Whitman requested medicinal candy for injured soldiers when he served as a Civil War nurse IN THIS BUILDING [all caps mine. -ed.] Gonzalez-Torres cared for his partner Ross Laycock, named in the candy work’s title, who died from HIV/AIDS in 1991. Captions for Gonzalez-Torres’s candy works often list specific “ideal” weights.

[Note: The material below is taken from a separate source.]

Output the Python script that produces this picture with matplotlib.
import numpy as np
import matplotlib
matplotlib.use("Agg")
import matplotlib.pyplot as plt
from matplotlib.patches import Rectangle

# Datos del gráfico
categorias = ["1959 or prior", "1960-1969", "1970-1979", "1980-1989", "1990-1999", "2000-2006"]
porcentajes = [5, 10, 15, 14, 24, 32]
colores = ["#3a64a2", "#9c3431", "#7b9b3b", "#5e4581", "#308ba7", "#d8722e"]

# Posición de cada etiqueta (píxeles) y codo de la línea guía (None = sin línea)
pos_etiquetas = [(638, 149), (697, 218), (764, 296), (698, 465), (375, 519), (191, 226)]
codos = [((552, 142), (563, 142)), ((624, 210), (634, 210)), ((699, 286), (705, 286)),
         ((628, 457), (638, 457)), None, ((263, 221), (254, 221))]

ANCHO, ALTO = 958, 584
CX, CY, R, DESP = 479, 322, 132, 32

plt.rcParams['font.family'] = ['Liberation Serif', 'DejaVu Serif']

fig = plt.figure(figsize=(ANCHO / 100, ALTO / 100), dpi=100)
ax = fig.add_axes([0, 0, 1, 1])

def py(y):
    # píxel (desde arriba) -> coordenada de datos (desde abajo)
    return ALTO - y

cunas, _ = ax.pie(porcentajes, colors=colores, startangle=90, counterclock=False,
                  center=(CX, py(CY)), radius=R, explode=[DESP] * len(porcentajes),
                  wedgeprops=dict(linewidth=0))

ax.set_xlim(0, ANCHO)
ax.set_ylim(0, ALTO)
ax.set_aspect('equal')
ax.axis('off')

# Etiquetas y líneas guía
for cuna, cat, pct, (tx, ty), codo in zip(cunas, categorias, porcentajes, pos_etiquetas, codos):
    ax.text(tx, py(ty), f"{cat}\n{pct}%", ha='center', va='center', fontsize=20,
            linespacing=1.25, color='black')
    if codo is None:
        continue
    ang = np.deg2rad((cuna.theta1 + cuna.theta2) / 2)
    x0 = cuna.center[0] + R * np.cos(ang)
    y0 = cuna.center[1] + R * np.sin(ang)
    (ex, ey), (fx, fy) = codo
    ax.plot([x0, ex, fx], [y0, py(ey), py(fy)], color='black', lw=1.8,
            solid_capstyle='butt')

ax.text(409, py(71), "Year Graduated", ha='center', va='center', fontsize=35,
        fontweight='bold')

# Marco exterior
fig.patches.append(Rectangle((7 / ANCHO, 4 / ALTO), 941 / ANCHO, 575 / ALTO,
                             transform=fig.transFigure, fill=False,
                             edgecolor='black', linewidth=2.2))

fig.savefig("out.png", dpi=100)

Yet as caretakers, owners, and museum staff must make ongoing decisions about the work’s size and configuration, as well as whether to replenish the candy if visitors choose to take it.

So the point was powerfully and quietly made, via a portrait of one queer ancestor by another, about the resonances between Whitman constantly reworking his poems IN THIS BUILDING [again, -ed.] and nursing for wounded soldiers IN THIS BUILDING [sigh, -ed.] and Gonzalez-Torres nursing and mourning his dying partner.

And you know, as I typed out that text, I wondered if bringing back the specific pairing from the groundbreaking queer portraiture exhibition—shamefully censored by the Smithsonian chancellor without even seeing it or consulting the curator or museum leaders—and calling Whitman the queer ancestor, are curatorial workarounds for a Felix Gonzalez-Torres Foundation or Estate demand that his gay identity not be mentioned. Because that would be slick, and would also be worth reporting on, and calling out.

In 2007, after decades of community lobbying, a public art tribute was made to the volunteers and caregivers of people living with and dying from HIV/AIDS. An excerpt from the end of Walt Whitman’s poem, The Wound-Dresser was engraved around the entrance to the Dupont Circle metro station, the longtime heart of Washington, DC’s gay community, and three stops from the National Portrait Gallery:

Thus in silence in dreams’ projections,
Returning, resuming, I thread my way through the hospitals;
The hurt and wounded I pacify with soothing hand,
I sit by the restless all the dark night – some are so young;
Some suffer so much – I recall the experience sweet and sad . . .

The last two lines of the poem,

(Many a soldier’s loving arms about this neck have cross’d and rested,
Many a soldier’s kiss dwells on these bearded lips.)

were left off. But they happened—and were edited—in the building.